The Multi-Armed Bandit Problem (MAB, or often called K or N-armed bandit problems) is a problem where a fixed set of limied resources must be allocated between competing choices in a way that maximizes their expected gain, when the underlying rewards is not known at the start of learning. This is a classic reinforcement learning problem that exemplifies the exploration-exploitation tradeoff dilema. The crucial tradeoff the algorithm faces at each trial is between “exploitation” of the arm that has the highest expected payoff and “exploration” to get more information about the expected payoffs of the other arms.

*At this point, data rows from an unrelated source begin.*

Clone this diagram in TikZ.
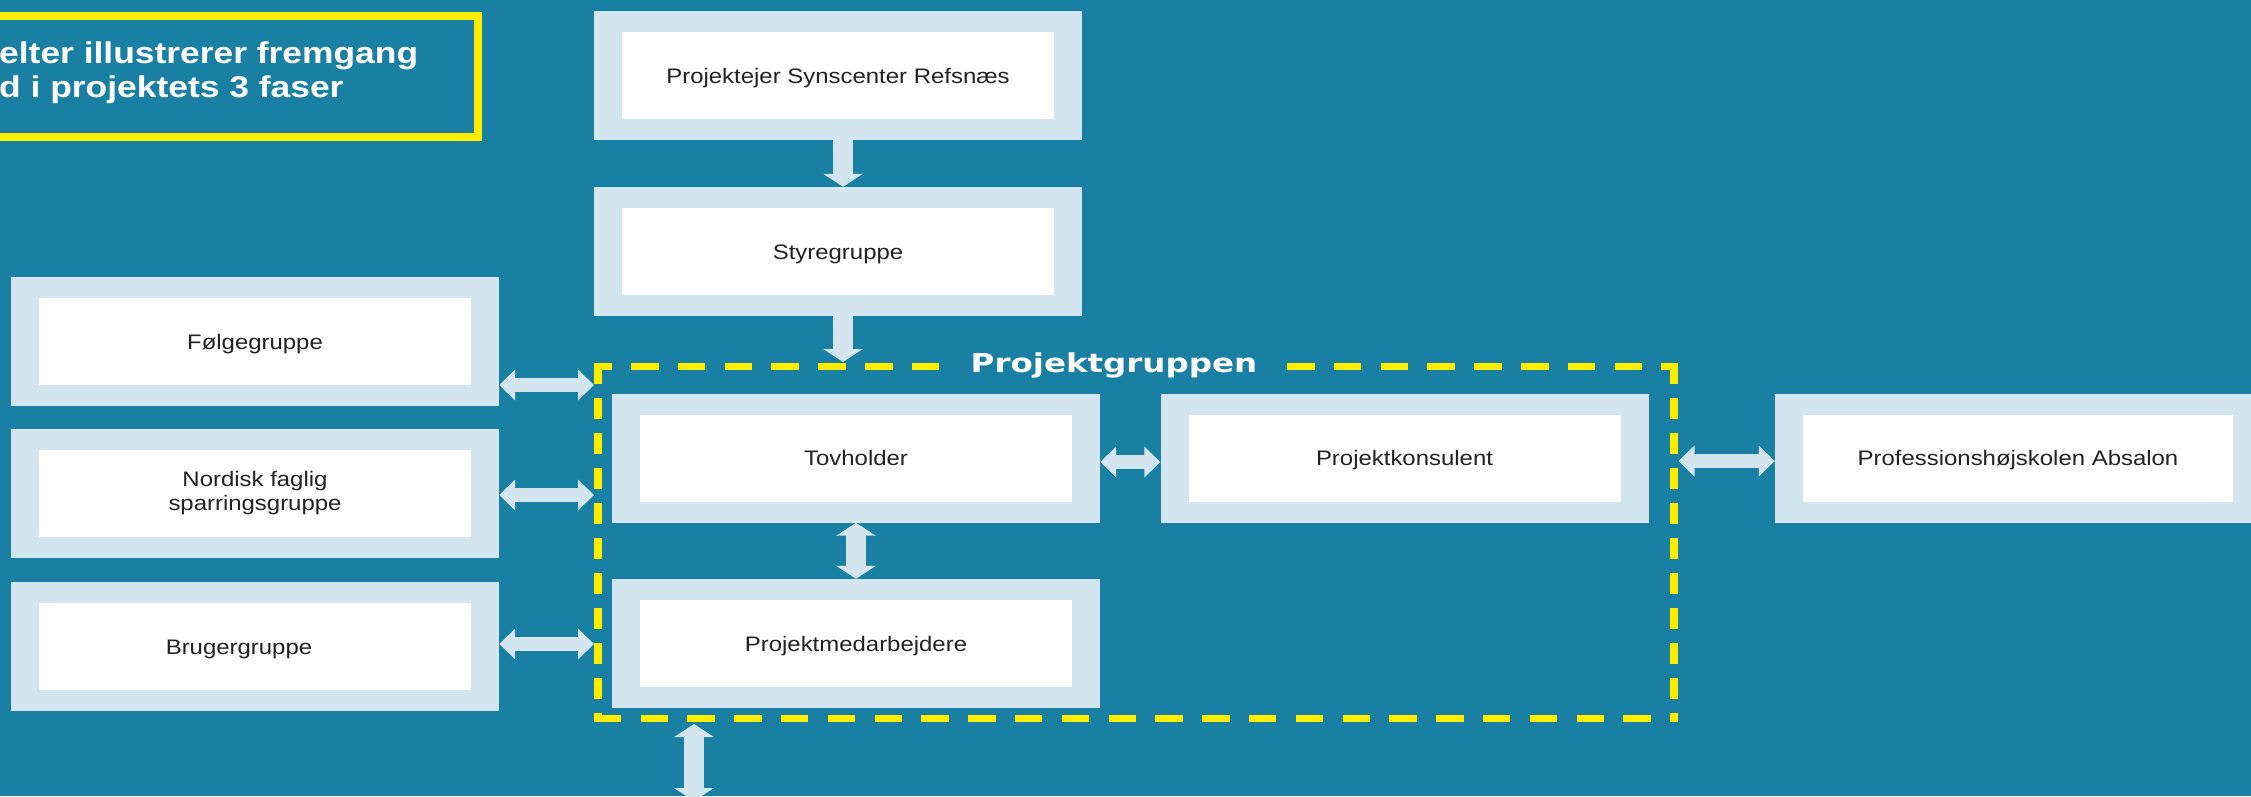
\documentclass[tikz,border=0pt]{standalone}
\usepackage{fontspec}
\setmainfont{Liberation Sans}[FakeStretch=1.14]
\newfontfamily\titlefont{Liberation Sans}[FakeStretch=1.18]
\newfontfamily\groupfont{DejaVu Sans}[FakeStretch=1.25]
\usetikzlibrary{arrows.meta}
\definecolor{bgteal}{RGB}{25,128,163}
\definecolor{boxblue}{RGB}{211,230,240}
\definecolor{frameyellow}{RGB}{255,237,0}
\definecolor{labelgrey}{RGB}{34,34,34}
\begin{document}
\begin{tikzpicture}[x=1pt,y=-1pt,
    box/.style={fill=boxblue,minimum width=488pt,minimum height=129pt,inner sep=0pt,
      text=labelgrey,font=\fontsize{21}{24}\selectfont,text height=15pt,text depth=0pt,
      path picture={\fill[white] ([xshift=28pt,yshift=21pt]path picture bounding box.south west)
        rectangle ([xshift=-28pt,yshift=-21pt]path picture bounding box.north east);}},
    harrow/.style={boxblue,line width=14pt,>={Triangle[width=30pt,length=16pt]}},
    varrow/.style={boxblue,line width=20pt,>={Triangle[width=39pt,length=13pt]}},
    hdash/.style={frameyellow,line width=7pt,dash pattern=on 27.5pt off 19.3pt},
    vdash/.style={frameyellow,line width=8.5pt,dash pattern=on 21pt off 14pt}]
    \fill[bgteal] (0,0) rectangle (2251,796);
    \useasboundingbox (0,0) rectangle (2251,796);
    \draw[frameyellow,line width=8pt] (-20,15.5) rectangle (477.5,137);
    \node[anchor=base west,inner sep=0pt,text=white,font={\titlefont\bfseries\fontsize{30}{34}\selectfont}] (title1) at (-1,63.3) {elter illustrerer fremgang};
    \node[anchor=base west,inner sep=0pt,text=white,font={\titlefont\bfseries\fontsize{30}{34}\selectfont}] (title2) at (-1,97.7) {d i projektets 3 faser};
    \node[box] (owner) at (838,75.5) {Projektejer Synscenter Refsnæs};
    \node[box] (steer) at (838,251.5) {Styregruppe};
    \node[box] (folge) at (255,341.5) {Følgegruppe};
    \node[box,align=center,text height=,text depth=] (nordic) at (255,493.5) {Nordisk faglig\\sparringsgruppe};
    \node[box] (bruger) at (255,646.5) {Brugergruppe\hspace*{32pt}};
    \node[box] (tov) at (856,458) {Tovholder};
    \node[box] (staff) at (856,643.5) {Projektmedarbejdere};
    \node[box] (consult) at (1404.5,458) {Projektkonsulent};
    \node[box,minimum width=486pt] (absalon) at (2018,458) {Professionshøjskolen Absalon};
    \coordinate (pgnw) at (598,366);
    \coordinate (pgne) at (1674,366);
    \coordinate (pgsw) at (598,718);
    \coordinate (pgse) at (1674,718);
    \draw[hdash,dash phase=9.5pt] ([xshift=-4.25pt]pgnw) -- (940,366);
    \draw[hdash] (1287,366) -- ([xshift=4.25pt]pgne);
    \draw[hdash] ([xshift=-4.25pt]pgsw) -- ([xshift=4.25pt]pgse);
    \draw[vdash] ([yshift=3.5pt]pgnw) -- ([yshift=-3.5pt]pgsw);
    \draw[vdash] ([yshift=3.5pt]pgne) -- ([yshift=-3.5pt]pgse);
    \node[anchor=base,inner sep=0pt,text=white,font={\groupfont\bfseries\fontsize{26}{30}\selectfont}] (grouplabel) at (1114,372) {Projektgruppen};
    \draw[varrow,->] ([xshift=5pt]owner.south) -- ([xshift=5pt]steer.north);
    \draw[varrow,->] ([xshift=5pt]steer.south) -- ([xshift=5pt,yshift=4pt]steer.south |- pgnw);
    \draw[harrow,<->] ([yshift=-43.5pt]folge.east) -- ([xshift=-4pt,yshift=-43.5pt]folge.east -| pgnw);
    \draw[harrow,<->] ([yshift=-1.5pt]nordic.east) -- ([xshift=-4pt,yshift=-1.5pt]nordic.east -| pgnw);
    \draw[harrow,<->] ([yshift=2.5pt]bruger.east) -- ([xshift=-4pt,yshift=2.5pt]bruger.east -| pgnw);
    \draw[harrow,<->] ([yshift=-4pt]tov.east) -- ([yshift=-4pt]consult.west);
    \draw[harrow,<->] ([xshift=4.5pt,yshift=-3pt]absalon.west -| pgne) -- ([yshift=-3pt]absalon.west);
    \draw[varrow,<->] (tov.south) -- (staff.north);
    \coordinate (below) at (694,801);
    \draw[varrow,<->] ([yshift=-6pt]pgsw -| below) -- (below);
\end{tikzpicture}
\end{document}
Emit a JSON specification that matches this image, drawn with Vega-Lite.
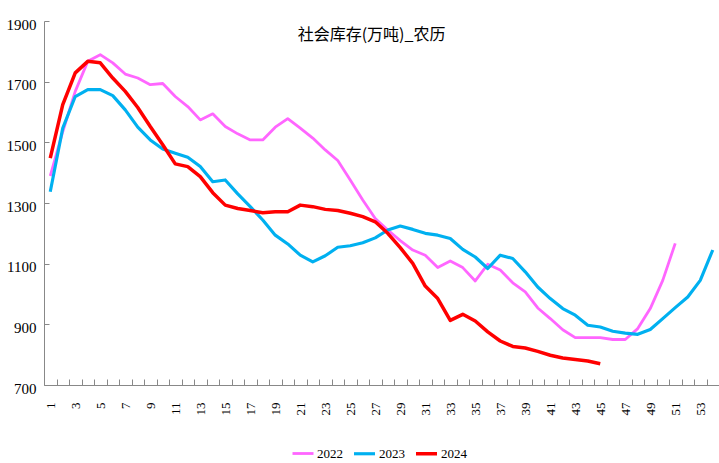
{
"$schema": "https://vega.github.io/schema/vega-lite/v6.json",
"width": 675,
"height": 364,
"autosize": {"type": "none"},
"padding": {"left": 44, "top": 21, "right": 0, "bottom": 78},
"background": "white",
"title": {"text": "社会库存(万吨)_农历", "font": "Noto Sans CJK SC", "fontSize": 16, "fontWeight": "normal", "color": "#000000", "anchor": "middle", "offset": -26, "dx": -10},
"config": {"view": {"stroke": null}},
"datasets": {
"series": [
{"week":1,"year":"2022","value":1389},{"week":2,"year":"2022","value":1535},{"week":3,"year":"2022","value":1668},{"week":4,"year":"2022","value":1767},{"week":5,"year":"2022","value":1789},{"week":6,"year":"2022","value":1762},{"week":7,"year":"2022","value":1725},{"week":8,"year":"2022","value":1712},{"week":9,"year":"2022","value":1690},{"week":10,"year":"2022","value":1694},{"week":11,"year":"2022","value":1651},{"week":12,"year":"2022","value":1618},{"week":13,"year":"2022","value":1574},{"week":14,"year":"2022","value":1594},{"week":15,"year":"2022","value":1552},{"week":16,"year":"2022","value":1528},{"week":17,"year":"2022","value":1508},{"week":18,"year":"2022","value":1508},{"week":19,"year":"2022","value":1550},{"week":20,"year":"2022","value":1578},{"week":21,"year":"2022","value":1547},{"week":22,"year":"2022","value":1514},{"week":23,"year":"2022","value":1475},{"week":24,"year":"2022","value":1440},{"week":25,"year":"2022","value":1376},{"week":26,"year":"2022","value":1310},{"week":27,"year":"2022","value":1249},{"week":28,"year":"2022","value":1211},{"week":29,"year":"2022","value":1176},{"week":30,"year":"2022","value":1145},{"week":31,"year":"2022","value":1128},{"week":32,"year":"2022","value":1087},{"week":33,"year":"2022","value":1109},{"week":34,"year":"2022","value":1087},{"week":35,"year":"2022","value":1043},{"week":36,"year":"2022","value":1098},{"week":37,"year":"2022","value":1079},{"week":38,"year":"2022","value":1037},{"week":39,"year":"2022","value":1007},{"week":40,"year":"2022","value":954},{"week":41,"year":"2022","value":919},{"week":42,"year":"2022","value":882},{"week":43,"year":"2022","value":856},{"week":44,"year":"2022","value":856},{"week":45,"year":"2022","value":856},{"week":46,"year":"2022","value":850},{"week":47,"year":"2022","value":850},{"week":48,"year":"2022","value":886},{"week":49,"year":"2022","value":952},{"week":50,"year":"2022","value":1045},{"week":51,"year":"2022","value":1167},
{"week":1,"year":"2023","value":1337},{"week":2,"year":"2023","value":1547},{"week":3,"year":"2023","value":1651},{"week":4,"year":"2023","value":1674},{"week":5,"year":"2023","value":1674},{"week":6,"year":"2023","value":1654},{"week":7,"year":"2023","value":1607},{"week":8,"year":"2023","value":1550},{"week":9,"year":"2023","value":1508},{"week":10,"year":"2023","value":1478},{"week":11,"year":"2023","value":1464},{"week":12,"year":"2023","value":1451},{"week":13,"year":"2023","value":1420},{"week":14,"year":"2023","value":1370},{"week":15,"year":"2023","value":1376},{"week":16,"year":"2023","value":1330},{"week":17,"year":"2023","value":1288},{"week":18,"year":"2023","value":1244},{"week":19,"year":"2023","value":1194},{"week":20,"year":"2023","value":1165},{"week":21,"year":"2023","value":1128},{"week":22,"year":"2023","value":1106},{"week":23,"year":"2023","value":1126},{"week":24,"year":"2023","value":1154},{"week":25,"year":"2023","value":1159},{"week":26,"year":"2023","value":1169},{"week":27,"year":"2023","value":1185},{"week":28,"year":"2023","value":1211},{"week":29,"year":"2023","value":1224},{"week":30,"year":"2023","value":1213},{"week":31,"year":"2023","value":1200},{"week":32,"year":"2023","value":1194},{"week":33,"year":"2023","value":1183},{"week":34,"year":"2023","value":1147},{"week":35,"year":"2023","value":1122},{"week":36,"year":"2023","value":1084},{"week":37,"year":"2023","value":1128},{"week":38,"year":"2023","value":1117},{"week":39,"year":"2023","value":1073},{"week":40,"year":"2023","value":1023},{"week":41,"year":"2023","value":985},{"week":42,"year":"2023","value":952},{"week":43,"year":"2023","value":930},{"week":44,"year":"2023","value":897},{"week":45,"year":"2023","value":891},{"week":46,"year":"2023","value":877},{"week":47,"year":"2023","value":871},{"week":48,"year":"2023","value":867},{"week":49,"year":"2023","value":883},{"week":50,"year":"2023","value":919},{"week":51,"year":"2023","value":955},{"week":52,"year":"2023","value":990},{"week":53,"year":"2023","value":1045},{"week":54,"year":"2023","value":1145},
{"week":1,"year":"2024","value":1448},{"week":2,"year":"2024","value":1624},{"week":3,"year":"2024","value":1729},{"week":4,"year":"2024","value":1767},{"week":5,"year":"2024","value":1762},{"week":6,"year":"2024","value":1712},{"week":7,"year":"2024","value":1668},{"week":8,"year":"2024","value":1615},{"week":9,"year":"2024","value":1552},{"week":10,"year":"2024","value":1492},{"week":11,"year":"2024","value":1429},{"week":12,"year":"2024","value":1420},{"week":13,"year":"2024","value":1387},{"week":14,"year":"2024","value":1334},{"week":15,"year":"2024","value":1293},{"week":16,"year":"2024","value":1282},{"week":17,"year":"2024","value":1275},{"week":18,"year":"2024","value":1268},{"week":19,"year":"2024","value":1271},{"week":20,"year":"2024","value":1271},{"week":21,"year":"2024","value":1293},{"week":22,"year":"2024","value":1288},{"week":23,"year":"2024","value":1279},{"week":24,"year":"2024","value":1275},{"week":25,"year":"2024","value":1266},{"week":26,"year":"2024","value":1255},{"week":27,"year":"2024","value":1238},{"week":28,"year":"2024","value":1200},{"week":29,"year":"2024","value":1153},{"week":30,"year":"2024","value":1101},{"week":31,"year":"2024","value":1026},{"week":32,"year":"2024","value":985},{"week":33,"year":"2024","value":913},{"week":34,"year":"2024","value":933},{"week":35,"year":"2024","value":911},{"week":36,"year":"2024","value":875},{"week":37,"year":"2024","value":845},{"week":38,"year":"2024","value":827},{"week":39,"year":"2024","value":822},{"week":40,"year":"2024","value":811},{"week":41,"year":"2024","value":798},{"week":42,"year":"2024","value":789},{"week":43,"year":"2024","value":784},{"week":44,"year":"2024","value":779},{"week":45,"year":"2024","value":770}
]
},
"data": {"name": "series"},
"mark": {"type": "line", "strokeJoin": "round"},
"encoding": {
"x": {"field": "week", "type": "ordinal", "bandPosition": 0.5,
 "scale": {"type": "band", "paddingInner": 0, "paddingOuter": 0, "domain": [1,2,3,4,5,6,7,8,9,10,11,12,13,14,15,16,17,18,19,20,21,22,23,24,25,26,27,28,29,30,31,32,33,34,35,36,37,38,39,40,41,42,43,44,45,46,47,48,49,50,51,52,53,54]},
 "axis": {"title": null, "tickBand": "extent", "labelAngle": 270, "labelExpr": "datum.value % 2 == 1 ? datum.label : ''", "labelFont": "Liberation Serif", "labelFontSize": 13, "labelColor": "#000000", "tickSize": -6, "labelPadding": 23, "domainColor": "#888888", "tickColor": "#888888", "grid": false, "labelOverlap": false}},
"y": {"field": "value", "type": "quantitative",
 "scale": {"domain": [700, 1900], "nice": false, "zero": false},
 "axis": {"title": null, "format": "d", "values": [700,900,1100,1300,1500,1700,1900], "labelFont": "Liberation Serif", "labelFontSize": 15, "labelColor": "#000000", "tickSize": -5, "labelPadding": 13, "labelOffset": 3, "domainColor": "#888888", "tickColor": "#888888", "grid": false}},
"color": {"field": "year", "type": "nominal",
 "scale": {"domain": ["2022","2023","2024"], "range": ["#FF66FF","#00B0F0","#FF0000"]},
 "legend": {"title": null, "orient": "none", "legendX": 247, "legendY": 420, "direction": "horizontal", "symbolType": "stroke", "symbolSize": 441, "symbolStrokeWidth": 4, "labelFont": "Liberation Serif", "labelFontSize": 13, "labelColor": "#000000", "columnPadding": 4, "labelOffset": 2}},
"strokeWidth": {"field": "year", "type": "ordinal", "scale": {"domain": ["2022","2023","2024"], "range": [2.8, 3.5, 4.8]}, "legend": null}
}
}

The trade-off between exploration and exploitation is also faced in machine learning.

Dynamics

State Space

The state space is represented as \(X = [K]^T\) where \(K\) is the number of arms and \(T\) is the number of timesteps. Each component represents the number of times the arm has been pulled up to the current iteration.

Action space

The action space is \([K]\) representing the index of the arm selected at that time instant.

Reward

The reward is calculated via \(r(x,a)\) taken as a random sample from a specified distribution \(\mu(a)\).

Transitions

From state \(x\) having taking action \(a\) the agent transitions to a new state \(x'\) where \(x'[a]\) is incremented by one to denote the increment that the arm \(a\) has been selected an extra time.

Environment

Line

reset

Returns the environment to its original state.

step(action)

Takes an action from the agent and returns the state of the system after the next arrival. * action: the index of the selected arm

Returns:

state: The number of times each arm has been selected so far
reward: The reward drawn from the distribution specified by the given action.
pContinue:
info: Empty

render

Currently unimplemented

close

Currently unimplemented

Heuristic Agents

We currently have no heuristic algorithms implemented for this environment.